● Short problem
Output the first line of the listing and each line after it, up to and including the line that contains "(title) at (380,24.5)", exactly as written, minus the pictures.

● Data shown
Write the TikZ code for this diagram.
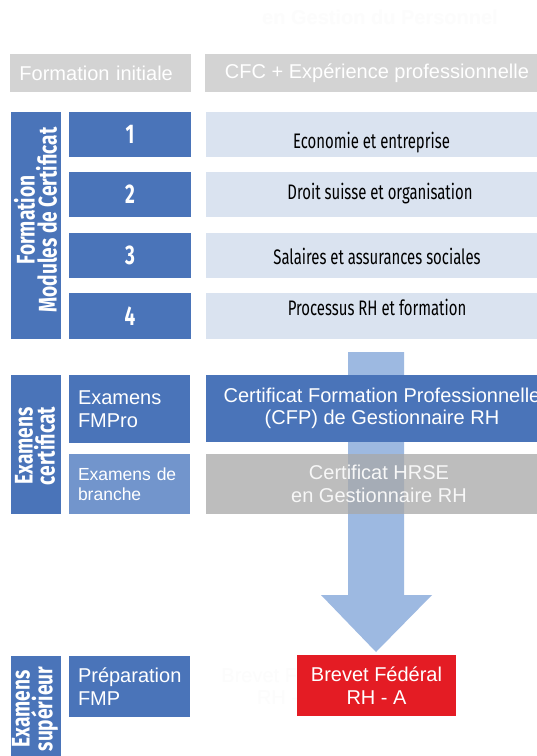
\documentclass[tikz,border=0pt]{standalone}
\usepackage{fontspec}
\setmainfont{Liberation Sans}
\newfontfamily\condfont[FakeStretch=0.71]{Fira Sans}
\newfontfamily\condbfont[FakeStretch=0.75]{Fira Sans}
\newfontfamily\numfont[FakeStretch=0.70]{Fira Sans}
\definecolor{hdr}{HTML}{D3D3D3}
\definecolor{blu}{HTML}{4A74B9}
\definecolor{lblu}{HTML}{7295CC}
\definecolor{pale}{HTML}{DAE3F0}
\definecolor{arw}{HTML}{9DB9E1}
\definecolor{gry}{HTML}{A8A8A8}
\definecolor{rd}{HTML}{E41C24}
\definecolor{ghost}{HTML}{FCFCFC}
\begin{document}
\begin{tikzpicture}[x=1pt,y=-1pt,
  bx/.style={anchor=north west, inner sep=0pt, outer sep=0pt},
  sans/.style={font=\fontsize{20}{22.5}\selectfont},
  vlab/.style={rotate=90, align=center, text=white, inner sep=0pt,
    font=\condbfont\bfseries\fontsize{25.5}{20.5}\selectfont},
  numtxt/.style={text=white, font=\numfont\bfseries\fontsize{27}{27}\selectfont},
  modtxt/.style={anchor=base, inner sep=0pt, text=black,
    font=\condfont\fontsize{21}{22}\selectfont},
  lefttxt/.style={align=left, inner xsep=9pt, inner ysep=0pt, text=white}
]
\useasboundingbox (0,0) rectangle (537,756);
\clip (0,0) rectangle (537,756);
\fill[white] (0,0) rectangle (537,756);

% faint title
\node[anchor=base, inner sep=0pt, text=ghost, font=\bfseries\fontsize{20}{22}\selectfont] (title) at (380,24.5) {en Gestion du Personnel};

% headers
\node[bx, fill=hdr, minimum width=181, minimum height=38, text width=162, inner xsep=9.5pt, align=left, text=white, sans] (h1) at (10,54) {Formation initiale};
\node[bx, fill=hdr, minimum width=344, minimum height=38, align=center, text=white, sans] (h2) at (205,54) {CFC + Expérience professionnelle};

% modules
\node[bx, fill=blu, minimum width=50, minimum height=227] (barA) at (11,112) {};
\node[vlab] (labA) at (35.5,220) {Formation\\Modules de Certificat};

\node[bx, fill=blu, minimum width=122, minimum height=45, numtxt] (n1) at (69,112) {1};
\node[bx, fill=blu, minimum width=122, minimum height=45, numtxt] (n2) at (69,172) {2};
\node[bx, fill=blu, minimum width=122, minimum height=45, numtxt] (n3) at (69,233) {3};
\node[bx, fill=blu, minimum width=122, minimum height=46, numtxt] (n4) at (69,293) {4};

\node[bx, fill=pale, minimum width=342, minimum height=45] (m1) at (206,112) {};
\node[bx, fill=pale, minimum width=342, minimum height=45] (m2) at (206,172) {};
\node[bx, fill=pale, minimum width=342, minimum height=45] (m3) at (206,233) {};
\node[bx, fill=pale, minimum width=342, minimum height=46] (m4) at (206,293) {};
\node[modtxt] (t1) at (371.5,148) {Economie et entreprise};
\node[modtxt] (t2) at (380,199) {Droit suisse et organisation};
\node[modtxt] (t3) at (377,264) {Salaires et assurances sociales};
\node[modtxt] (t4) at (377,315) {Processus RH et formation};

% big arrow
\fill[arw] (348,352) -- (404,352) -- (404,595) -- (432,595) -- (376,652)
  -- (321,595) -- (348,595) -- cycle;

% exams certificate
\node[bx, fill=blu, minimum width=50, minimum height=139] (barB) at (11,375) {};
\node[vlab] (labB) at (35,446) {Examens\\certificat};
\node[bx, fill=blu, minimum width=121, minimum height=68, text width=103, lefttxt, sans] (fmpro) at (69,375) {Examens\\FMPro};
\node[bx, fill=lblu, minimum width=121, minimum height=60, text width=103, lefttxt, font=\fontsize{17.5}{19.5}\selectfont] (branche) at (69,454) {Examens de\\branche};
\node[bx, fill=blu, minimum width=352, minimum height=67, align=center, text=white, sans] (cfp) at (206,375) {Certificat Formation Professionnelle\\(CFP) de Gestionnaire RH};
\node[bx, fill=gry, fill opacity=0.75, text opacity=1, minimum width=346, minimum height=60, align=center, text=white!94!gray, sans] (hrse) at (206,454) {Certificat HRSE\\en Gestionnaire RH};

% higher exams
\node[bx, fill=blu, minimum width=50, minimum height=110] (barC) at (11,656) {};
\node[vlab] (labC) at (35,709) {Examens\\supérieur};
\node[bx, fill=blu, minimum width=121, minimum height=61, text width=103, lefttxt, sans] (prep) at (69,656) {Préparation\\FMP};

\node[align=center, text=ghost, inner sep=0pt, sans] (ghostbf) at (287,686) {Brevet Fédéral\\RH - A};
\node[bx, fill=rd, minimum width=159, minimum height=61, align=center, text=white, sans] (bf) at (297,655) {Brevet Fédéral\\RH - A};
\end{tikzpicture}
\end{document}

● Result of the task
Write the TikZ code for this diagram.
\documentclass[tikz,border=0pt]{standalone}
\usepackage{fontspec}
\setmainfont{Liberation Sans}
\newfontfamily\condfont[FakeStretch=0.71]{Fira Sans}
\newfontfamily\condbfont[FakeStretch=0.75]{Fira Sans}
\newfontfamily\numfont[FakeStretch=0.70]{Fira Sans}
\definecolor{hdr}{HTML}{D3D3D3}
\definecolor{blu}{HTML}{4A74B9}
\definecolor{lblu}{HTML}{7295CC}
\definecolor{pale}{HTML}{DAE3F0}
\definecolor{arw}{HTML}{9DB9E1}
\definecolor{gry}{HTML}{A8A8A8}
\definecolor{rd}{HTML}{E41C24}
\definecolor{ghost}{HTML}{FCFCFC}
\begin{document}
\begin{tikzpicture}[x=1pt,y=-1pt,
  bx/.style={anchor=north west, inner sep=0pt, outer sep=0pt},
  sans/.style={font=\fontsize{20}{22.5}\selectfont},
  vlab/.style={rotate=90, align=center, text=white, inner sep=0pt,
    font=\condbfont\bfseries\fontsize{25.5}{20.5}\selectfont},
  numtxt/.style={text=white, font=\numfont\bfseries\fontsize{27}{27}\selectfont},
  modtxt/.style={anchor=base, inner sep=0pt, text=black,
    font=\condfont\fontsize{21}{22}\selectfont},
  lefttxt/.style={align=left, inner xsep=9pt, inner ysep=0pt, text=white}
]
\useasboundingbox (0,0) rectangle (537,756);
\clip (0,0) rectangle (537,756);
\fill[white] (0,0) rectangle (537,756);

% faint title
\node[anchor=base, inner sep=0pt, text=ghost, font=\bfseries\fontsize{20}{22}\selectfont] (title) at (380,24.5) {en Gestion du Personnel};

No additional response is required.